I don’t mean to brag, but I do all my own auto repairs.
*turns up volume*
SEE! THE RATTLING SOUND IS COMPLETELY GONE!
Of course you should follow me. I’m funny. Ask anyone. Well, except my mother-in-law. Don’t ask her.
All of your holes are looking great
– Croctologists
They don’t serve bacon on airplanes cause pigs are on the no fry list
Friend: You’ll find love again.
Me: STOP THREATENING ME
Rather than trying to “change” your passwords, accept them for their imperfections and they will grow stronger than you can possibly imagine
6yo: I like my hair short and long. I want my hair to be short and long at the same time.
Me: *shows her a picture of a mullet*
6yo: Oh no.
Ladies, it’s 2019. Don’t wait for a guy to call you. Be proactive. Text him. Find your mutuals on FB to message. Kidnap his entire family and don’t release them until he goes on a second date.
if you watch the titanic backwards hundreds of disgusting sea zombies come together as a community and rebuild an old ship
The only things certain in life are death, taxes, and forgetting my reusable grocery bags.
ME: Is it true, if you die in the Matrix, you die in real life?
USED CAR SALESMAN: Again, the Toyota Matrix is a very real car, and crashes can be fatal, yes
Daughter: You’re invading my personal space
Mom: You came out of my personal space
Phones down.
It’s not a competition, we’re both tired and I’m way more tired than you.
Whenever my wife gets smug about winning an argument I like to remind her that up until a year ago she thought narwhals were mythological creatures.
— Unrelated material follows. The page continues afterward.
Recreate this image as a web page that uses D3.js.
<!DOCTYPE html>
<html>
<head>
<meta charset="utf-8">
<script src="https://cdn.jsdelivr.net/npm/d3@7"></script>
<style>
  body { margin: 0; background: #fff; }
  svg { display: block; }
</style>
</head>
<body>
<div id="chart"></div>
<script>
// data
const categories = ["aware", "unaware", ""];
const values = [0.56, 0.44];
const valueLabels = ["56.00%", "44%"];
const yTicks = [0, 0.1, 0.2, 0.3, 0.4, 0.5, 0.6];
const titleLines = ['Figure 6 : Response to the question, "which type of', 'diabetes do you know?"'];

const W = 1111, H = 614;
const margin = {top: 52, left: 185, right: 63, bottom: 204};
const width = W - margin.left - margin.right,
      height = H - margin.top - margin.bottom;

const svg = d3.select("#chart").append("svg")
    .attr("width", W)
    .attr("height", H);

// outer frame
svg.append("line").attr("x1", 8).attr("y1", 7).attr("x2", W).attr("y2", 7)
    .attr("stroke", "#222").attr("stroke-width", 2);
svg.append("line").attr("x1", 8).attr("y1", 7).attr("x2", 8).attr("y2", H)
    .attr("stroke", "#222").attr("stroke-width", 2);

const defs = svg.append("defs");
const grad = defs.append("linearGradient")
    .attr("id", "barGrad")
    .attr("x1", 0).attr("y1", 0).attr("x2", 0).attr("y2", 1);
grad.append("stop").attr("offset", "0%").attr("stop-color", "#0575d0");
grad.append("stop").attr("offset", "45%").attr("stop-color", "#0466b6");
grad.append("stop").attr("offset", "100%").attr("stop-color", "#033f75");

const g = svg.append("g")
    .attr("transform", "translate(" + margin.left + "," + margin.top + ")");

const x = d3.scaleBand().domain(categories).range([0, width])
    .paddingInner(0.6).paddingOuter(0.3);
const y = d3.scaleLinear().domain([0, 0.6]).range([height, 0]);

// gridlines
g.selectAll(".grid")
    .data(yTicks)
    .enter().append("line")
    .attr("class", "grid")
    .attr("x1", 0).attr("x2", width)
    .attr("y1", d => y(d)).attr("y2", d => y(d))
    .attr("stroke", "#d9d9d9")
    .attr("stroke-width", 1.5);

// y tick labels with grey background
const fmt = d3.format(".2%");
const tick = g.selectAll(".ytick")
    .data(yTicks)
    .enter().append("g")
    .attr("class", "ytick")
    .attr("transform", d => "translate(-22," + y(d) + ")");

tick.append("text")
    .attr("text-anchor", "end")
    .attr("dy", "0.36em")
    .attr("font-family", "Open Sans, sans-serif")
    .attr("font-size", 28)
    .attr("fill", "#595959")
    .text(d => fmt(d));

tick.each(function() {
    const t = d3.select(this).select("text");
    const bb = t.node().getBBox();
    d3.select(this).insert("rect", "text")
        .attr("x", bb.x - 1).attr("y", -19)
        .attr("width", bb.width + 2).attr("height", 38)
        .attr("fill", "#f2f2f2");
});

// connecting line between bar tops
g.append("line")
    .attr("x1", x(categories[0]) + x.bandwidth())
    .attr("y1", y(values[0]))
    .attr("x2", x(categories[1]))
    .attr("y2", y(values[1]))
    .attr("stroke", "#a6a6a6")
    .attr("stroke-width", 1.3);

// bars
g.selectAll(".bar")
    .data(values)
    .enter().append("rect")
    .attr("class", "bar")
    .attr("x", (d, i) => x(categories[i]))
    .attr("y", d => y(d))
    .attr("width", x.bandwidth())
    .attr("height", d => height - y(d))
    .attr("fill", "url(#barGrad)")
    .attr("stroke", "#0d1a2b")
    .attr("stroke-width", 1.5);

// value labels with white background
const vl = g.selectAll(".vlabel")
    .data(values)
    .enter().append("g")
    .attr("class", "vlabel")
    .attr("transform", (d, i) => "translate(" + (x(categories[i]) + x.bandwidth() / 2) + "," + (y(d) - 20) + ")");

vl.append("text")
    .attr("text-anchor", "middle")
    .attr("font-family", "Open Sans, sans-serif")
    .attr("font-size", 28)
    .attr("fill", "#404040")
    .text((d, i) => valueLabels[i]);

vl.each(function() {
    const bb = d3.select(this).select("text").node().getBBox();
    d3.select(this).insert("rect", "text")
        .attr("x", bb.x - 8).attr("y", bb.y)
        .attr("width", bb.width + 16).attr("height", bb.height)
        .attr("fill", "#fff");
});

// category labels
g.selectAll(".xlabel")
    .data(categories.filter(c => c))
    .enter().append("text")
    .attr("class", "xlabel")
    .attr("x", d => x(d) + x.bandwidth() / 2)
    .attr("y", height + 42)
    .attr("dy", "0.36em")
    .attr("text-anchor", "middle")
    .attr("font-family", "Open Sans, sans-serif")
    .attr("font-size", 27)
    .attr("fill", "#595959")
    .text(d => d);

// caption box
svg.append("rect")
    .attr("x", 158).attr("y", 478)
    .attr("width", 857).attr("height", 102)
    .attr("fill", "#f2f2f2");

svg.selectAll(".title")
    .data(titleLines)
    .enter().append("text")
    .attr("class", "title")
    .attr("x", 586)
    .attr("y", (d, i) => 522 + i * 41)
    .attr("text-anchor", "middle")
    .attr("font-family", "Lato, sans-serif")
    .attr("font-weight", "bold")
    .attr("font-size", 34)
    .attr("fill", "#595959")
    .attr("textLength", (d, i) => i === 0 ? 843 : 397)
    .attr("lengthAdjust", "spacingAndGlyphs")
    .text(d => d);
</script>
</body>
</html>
NICE TO MEAT YOU, I scream as I throw slices of salami at strangers
Aquaman is part fish, if you want to kill him just overfeed him.
When I joined the ski patrol, I had only one mission in mind: fighting crime on ski slopes. I left quietly soon after.
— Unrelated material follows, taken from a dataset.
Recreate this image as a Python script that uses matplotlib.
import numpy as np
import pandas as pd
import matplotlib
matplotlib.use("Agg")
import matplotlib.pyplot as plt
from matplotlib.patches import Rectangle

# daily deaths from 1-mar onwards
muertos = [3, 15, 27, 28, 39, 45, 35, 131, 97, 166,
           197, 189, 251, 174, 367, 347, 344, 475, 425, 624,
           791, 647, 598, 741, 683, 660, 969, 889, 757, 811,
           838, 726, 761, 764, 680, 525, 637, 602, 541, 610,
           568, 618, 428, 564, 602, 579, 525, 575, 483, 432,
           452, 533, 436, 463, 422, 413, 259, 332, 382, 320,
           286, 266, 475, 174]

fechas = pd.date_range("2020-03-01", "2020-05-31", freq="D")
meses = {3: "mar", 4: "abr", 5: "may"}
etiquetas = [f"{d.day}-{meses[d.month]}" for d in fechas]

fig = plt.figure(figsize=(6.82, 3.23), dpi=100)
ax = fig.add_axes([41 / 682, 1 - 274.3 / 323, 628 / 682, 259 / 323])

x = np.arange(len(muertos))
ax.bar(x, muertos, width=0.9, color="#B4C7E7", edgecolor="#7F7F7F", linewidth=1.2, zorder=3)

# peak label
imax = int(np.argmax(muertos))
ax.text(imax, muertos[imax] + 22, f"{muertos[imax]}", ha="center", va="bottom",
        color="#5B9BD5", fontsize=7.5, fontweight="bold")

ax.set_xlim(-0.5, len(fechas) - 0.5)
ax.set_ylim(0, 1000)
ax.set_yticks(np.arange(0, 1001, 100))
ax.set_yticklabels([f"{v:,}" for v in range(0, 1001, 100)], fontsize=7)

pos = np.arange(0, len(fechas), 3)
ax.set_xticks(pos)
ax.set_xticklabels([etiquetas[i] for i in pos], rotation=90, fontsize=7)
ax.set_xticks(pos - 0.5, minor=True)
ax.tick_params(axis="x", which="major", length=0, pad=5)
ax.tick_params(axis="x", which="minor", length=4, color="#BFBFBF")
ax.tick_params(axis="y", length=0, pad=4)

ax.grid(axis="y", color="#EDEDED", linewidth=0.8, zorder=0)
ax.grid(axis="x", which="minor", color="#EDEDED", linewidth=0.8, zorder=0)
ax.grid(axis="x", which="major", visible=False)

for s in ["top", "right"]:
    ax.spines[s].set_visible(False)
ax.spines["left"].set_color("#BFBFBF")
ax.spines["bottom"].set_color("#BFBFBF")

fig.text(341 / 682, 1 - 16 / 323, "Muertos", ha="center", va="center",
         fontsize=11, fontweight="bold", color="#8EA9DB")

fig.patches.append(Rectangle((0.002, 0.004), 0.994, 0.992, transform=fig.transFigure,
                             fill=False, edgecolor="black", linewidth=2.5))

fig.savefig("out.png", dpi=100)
Hello drunk cooking, my old friend.
It’s nice to hear the smoke alarm again.
I try to always be the bigger person by hanging out with a lot of short people
this november isn’t novembering the way previous novembers, novembered.
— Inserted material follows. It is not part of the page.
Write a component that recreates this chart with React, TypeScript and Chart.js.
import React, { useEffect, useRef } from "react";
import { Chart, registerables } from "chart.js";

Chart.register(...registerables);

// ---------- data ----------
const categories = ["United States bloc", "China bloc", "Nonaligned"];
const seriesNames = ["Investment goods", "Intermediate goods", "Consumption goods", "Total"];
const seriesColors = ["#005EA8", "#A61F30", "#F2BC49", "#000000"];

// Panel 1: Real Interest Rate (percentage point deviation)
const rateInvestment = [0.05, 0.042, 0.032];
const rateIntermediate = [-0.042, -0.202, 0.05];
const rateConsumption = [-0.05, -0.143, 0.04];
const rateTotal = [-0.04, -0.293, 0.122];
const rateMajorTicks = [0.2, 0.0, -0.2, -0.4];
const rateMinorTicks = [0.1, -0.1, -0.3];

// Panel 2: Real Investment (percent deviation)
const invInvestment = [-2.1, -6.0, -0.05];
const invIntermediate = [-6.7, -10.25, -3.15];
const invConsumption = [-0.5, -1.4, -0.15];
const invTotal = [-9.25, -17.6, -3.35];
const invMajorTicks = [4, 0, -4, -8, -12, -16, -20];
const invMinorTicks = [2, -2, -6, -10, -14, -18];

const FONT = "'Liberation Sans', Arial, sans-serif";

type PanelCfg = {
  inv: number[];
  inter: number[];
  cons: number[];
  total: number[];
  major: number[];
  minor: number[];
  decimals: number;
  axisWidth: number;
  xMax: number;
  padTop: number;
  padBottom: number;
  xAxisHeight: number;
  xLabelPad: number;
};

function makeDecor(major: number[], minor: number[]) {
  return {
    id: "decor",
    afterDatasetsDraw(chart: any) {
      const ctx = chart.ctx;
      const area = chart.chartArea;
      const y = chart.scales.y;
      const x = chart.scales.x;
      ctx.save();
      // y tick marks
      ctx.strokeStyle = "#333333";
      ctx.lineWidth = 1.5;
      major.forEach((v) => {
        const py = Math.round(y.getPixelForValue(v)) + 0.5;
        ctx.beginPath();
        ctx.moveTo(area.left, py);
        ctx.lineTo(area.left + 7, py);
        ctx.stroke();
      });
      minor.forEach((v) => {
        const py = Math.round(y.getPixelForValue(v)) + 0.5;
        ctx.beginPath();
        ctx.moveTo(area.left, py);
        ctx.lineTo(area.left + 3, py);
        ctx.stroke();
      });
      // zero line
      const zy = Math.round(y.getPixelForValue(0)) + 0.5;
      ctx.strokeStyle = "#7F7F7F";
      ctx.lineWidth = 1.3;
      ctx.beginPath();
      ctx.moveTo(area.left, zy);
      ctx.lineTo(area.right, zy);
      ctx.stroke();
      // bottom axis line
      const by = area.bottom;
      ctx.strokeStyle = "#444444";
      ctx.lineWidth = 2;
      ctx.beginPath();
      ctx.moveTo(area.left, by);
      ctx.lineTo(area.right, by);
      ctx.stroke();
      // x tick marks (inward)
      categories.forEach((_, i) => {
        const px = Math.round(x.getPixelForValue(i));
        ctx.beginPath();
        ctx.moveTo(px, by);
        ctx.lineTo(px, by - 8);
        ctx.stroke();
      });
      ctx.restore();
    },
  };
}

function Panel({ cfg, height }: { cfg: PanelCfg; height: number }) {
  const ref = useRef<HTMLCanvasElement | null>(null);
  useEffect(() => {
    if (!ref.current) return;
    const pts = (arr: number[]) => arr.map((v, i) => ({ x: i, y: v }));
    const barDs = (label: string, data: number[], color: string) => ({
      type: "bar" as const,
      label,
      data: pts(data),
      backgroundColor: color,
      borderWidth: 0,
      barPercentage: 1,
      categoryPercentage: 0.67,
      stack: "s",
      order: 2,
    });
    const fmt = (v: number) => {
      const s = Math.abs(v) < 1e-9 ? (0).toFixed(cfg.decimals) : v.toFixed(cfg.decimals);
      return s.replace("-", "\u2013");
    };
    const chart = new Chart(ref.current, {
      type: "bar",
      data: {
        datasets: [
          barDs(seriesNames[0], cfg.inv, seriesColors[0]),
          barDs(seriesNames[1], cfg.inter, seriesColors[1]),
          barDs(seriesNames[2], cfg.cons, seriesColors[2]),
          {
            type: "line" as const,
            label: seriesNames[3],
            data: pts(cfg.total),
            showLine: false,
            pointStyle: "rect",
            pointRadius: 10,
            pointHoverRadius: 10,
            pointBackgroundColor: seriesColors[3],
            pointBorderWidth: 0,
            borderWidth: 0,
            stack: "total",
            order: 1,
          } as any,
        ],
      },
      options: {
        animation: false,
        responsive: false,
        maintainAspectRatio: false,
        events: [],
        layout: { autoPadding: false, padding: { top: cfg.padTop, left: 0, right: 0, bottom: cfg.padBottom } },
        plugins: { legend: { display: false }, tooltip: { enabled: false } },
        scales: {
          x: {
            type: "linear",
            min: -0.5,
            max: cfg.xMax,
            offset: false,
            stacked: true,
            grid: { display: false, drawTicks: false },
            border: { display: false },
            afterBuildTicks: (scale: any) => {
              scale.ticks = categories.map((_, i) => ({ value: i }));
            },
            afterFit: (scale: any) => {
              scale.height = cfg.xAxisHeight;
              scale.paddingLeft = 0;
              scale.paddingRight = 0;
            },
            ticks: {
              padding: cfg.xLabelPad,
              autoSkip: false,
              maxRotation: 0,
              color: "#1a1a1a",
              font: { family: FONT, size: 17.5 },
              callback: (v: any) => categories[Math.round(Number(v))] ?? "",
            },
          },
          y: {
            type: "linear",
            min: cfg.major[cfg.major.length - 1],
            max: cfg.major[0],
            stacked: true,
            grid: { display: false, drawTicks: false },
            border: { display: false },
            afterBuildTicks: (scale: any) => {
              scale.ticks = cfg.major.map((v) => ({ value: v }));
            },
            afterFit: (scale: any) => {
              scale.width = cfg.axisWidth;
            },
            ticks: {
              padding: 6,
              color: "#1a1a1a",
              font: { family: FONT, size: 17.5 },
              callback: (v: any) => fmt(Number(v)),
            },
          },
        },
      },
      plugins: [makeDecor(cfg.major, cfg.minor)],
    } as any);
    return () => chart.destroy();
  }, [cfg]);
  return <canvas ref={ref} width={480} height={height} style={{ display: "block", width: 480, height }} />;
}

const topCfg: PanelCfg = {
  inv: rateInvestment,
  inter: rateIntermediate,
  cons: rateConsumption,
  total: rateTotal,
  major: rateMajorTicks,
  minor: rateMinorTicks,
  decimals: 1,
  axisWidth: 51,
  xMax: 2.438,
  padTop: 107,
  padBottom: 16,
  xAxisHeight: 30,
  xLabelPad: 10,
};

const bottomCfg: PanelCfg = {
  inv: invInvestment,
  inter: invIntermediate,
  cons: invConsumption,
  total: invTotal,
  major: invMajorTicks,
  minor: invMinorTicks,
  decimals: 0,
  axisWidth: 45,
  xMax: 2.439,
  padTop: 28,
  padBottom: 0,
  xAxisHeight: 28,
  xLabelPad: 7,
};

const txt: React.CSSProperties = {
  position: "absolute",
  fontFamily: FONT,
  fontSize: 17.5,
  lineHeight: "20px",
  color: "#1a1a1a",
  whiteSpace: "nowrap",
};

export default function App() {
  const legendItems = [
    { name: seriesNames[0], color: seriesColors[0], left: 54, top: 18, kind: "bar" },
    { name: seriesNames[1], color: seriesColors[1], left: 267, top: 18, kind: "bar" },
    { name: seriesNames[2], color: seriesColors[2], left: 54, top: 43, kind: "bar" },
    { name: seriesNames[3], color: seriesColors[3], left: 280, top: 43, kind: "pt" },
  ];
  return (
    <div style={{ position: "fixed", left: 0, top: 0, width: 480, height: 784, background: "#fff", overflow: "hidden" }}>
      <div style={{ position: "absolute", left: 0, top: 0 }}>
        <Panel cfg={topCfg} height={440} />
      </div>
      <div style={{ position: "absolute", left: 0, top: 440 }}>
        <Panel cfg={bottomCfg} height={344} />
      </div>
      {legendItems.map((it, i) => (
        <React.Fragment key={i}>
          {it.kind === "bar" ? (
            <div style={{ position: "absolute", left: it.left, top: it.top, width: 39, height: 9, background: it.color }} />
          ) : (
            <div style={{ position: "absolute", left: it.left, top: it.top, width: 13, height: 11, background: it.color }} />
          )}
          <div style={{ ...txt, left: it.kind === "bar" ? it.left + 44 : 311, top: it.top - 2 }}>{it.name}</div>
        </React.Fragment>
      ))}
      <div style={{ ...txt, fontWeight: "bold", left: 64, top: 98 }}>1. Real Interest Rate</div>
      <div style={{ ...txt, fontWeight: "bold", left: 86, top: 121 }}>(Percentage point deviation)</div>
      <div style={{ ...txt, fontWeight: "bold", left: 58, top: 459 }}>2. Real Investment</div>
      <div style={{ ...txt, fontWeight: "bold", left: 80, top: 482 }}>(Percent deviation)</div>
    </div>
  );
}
Wife: when did we get a new dishwasher
Me: u said change the dishwasher & stack the baby
Wife: how do u stack a baby
Me: u get other babies
I think the scariest part about having triplets is having to be pregnant for 27 months.
I bet the women who only tweet about sex are probably some of the nicest men you’ll ever meet in person.
Me: I’m on the carnival diet.
Person: You mean the carnivore diet?
Me: No, the carnival diet. I eat hot dogs, funnel cake, and cotton candy.
ME: *falls off the wagon*
THE REST OF MY CARAVAN ON THE OREGON TRAIL: Phew. Finally.
Not usually a big fan of God, but I have admit telling Cruz to run for president then making him lose to a reality TV clown was an A+ prank.